Monday, Aug. 7, 2000 | 11:15 a.m.

Scripps Howard News Service contributed to this report.

A new ceramic material that resists damage from radiation over long periods may relieve the pressure on nuclear power plants that want to bury spent reactor fuel inside Yucca Mountain.

An international team of researchers discovered a special blend of ceramics that could keep deadly radiation contained for thousands of years.

The discovery is significant because it could relieve pressure on dumping more than 77,000 tons of high-level nuclear waste at Yucca Mountain, 90 miles northwest of Las Vegas, by 2010.

Nuclear utilities at 73 sites across the country have stored highly radioactive spent fuel rods either in pools of water or dry casks on site because Yucca Mountain has not been proven as scientifically sound to contain the wastes.

If the team that included scientists from the Department of Energy's Los Alamos National Laboratory in New Mexico, the Imperial College in Britain and Osaka University in Japan, can confirm its results, containing radioactive wastes could be extended 100 years or longer.

Kurt Sickafus of Los Alamos led the team. The research results were published in the journal Science on Friday.

"We have Yucca Mountain being the place of choice, but it is not approved yet," Sickafus said.

The researchers said when fluorite is blended with other ceramic materials it can contain extreme radiation.

Sickafus said that the fluorite ceramic works because it resists damage from the high levels of radiation that occur over thousands of years. The research team urged further development.

"You have several waste streams (from military and commercial sources) that would go to Yucca," he said.

The nuclear industry is under fire for failing to care for its radioactive wastes from cradle to grave, Sickafus said. Such a durable material would help restore confidence in nuclear power.

Nuclear utilities in other countries reprocess the radioactive material, recovering 80 percent of the uranium for reuse. Originally the United States also planned to reprocess the fuel.

However, the government now fears that a rogue nation or a terrorist group might steal nuclear fuel from a power plant and use it to make a weapon.

The United States has no long-term storage policy.
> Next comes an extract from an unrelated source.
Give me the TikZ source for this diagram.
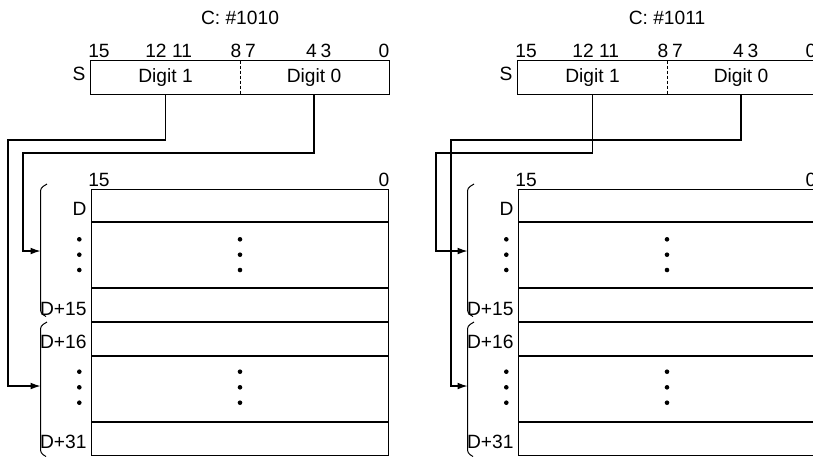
\documentclass[tikz,border=0pt]{standalone}
\usepackage{fontspec}
\setmainfont{Liberation Sans}
\usetikzlibrary{arrows.meta}

\tikzset{
  lbl/.style={inner sep=0pt,anchor=base},
  field/.style={minimum width=74.5pt,minimum height=16.5pt,inner sep=0pt},
  conn/.style={line width=0.55pt,-{Latex[length=5pt,width=3.4pt]}},
  rowsep/.style={line width=0.8pt},
}

\begin{document}
\begin{tikzpicture}[x=0.5pt,y=-0.5pt,line width=0.5pt,font=\fontsize{9.6}{12}\selectfont]
  \useasboundingbox (0,0) rectangle (813,457);
  \clip (0,0) rectangle (813,457);
  % two panels: source word S and destination block D
  \foreach \px/\code/\nm in {0/1010/L,427/1011/R}{
    \begin{scope}[shift={(\px,0)}]
      \node[lbl] (\nm-code) at (240,24) {C: \#\code};
      \foreach \b/\bx in {15/99,12/156,11/182,8/236,7/250.5,4/311.5,3/326,0/384}
        \node[lbl] (\nm-bit\b) at (\bx,57) {\b};
      \node[field] (\nm-hi) at (165.5,77.5) {Digit 1};
      \node[field] (\nm-lo) at (314,77.5) {Digit 0};
      \draw (\nm-hi.north west) rectangle (\nm-lo.south east);
      \draw[dash pattern=on 1.5pt off 1pt] (\nm-hi.north east) -- (\nm-hi.south east);
      \node[lbl,anchor=base east] (\nm-s) at (86,80) {S};
      % destination words
      \node[lbl] (\nm-top15) at (99,186) {15};
      \node[lbl] (\nm-top0) at (384,186) {0};
      \draw (91,189) rectangle (388,455);
      \foreach \ry in {222,288,322,356,422}
        \draw[rowsep] (91,\ry) -- (388,\ry);
      \node[lbl,anchor=base east] (\nm-d0) at (87,215) {D};
      \node[lbl,anchor=base east] (\nm-d15) at (87,315) {D+15};
      \node[lbl,anchor=base east] (\nm-d16) at (87,348) {D+16};
      \node[lbl,anchor=base east] (\nm-d31) at (87,448) {D+31};
      \foreach \dy in {239.3,254.7,270,371.7,387.3,402.7}{
        \fill (79.3,\dy) circle[radius=1.15pt];
        \fill (240,\dy) circle[radius=1.15pt];
      }
      % block brackets
      \draw[rounded corners=1.5pt] (47,184) -- (40.5,188) -- (40.5,313) -- (46,316.5);
      \draw[rounded corners=1.5pt] (47,322) -- (40.5,326) -- (40.5,453) -- (46,456.5);
      \coordinate (\nm-blk1) at (40.5,251);
      \coordinate (\nm-blk2) at (40.5,386);
    \end{scope}
  }
  % digit routing
  \draw[conn] (L-hi.south) |- (8,140) |- (L-blk2);
  \draw[conn] (L-lo.south) |- (23,153) |- (L-blk1);
  \draw[conn] (R-hi.south) |- (436,153) |- (R-blk1);
  \draw[conn] (R-lo.south) |- (451,140) |- (R-blk2);
\end{tikzpicture}
\end{document}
The new containment material might be able to shift the strategy away from storing the high-level nuclear waste at Yucca Mountain, he said.

The international research also may be important for long-term disposal of surplus plutonium nestled inside the cores of disassembled nuclear weapons.

When radioactive materials are blended with the fluorite ceramic, a crystal lattice grabs and traps radioactivity, withstands the radiation and resists the damage from the nuclear energy, Sickafus said.

In simple terms, the chemical bonds between the fluorite and the ceramic do not break down despite radioactive particles bombarding the material.

The research also may help the nuclear industry because it would provide a way to safely store radioactive wastes much longer than conventional approaches, Sickafus said.

To test other nuclear materials, such as radioactive wastes from Navy submarines or highly radioactive remains from developing nuclear weapons, more research is needed.

"We'll have to do more work to be sure," Sickafus said in the current Science article.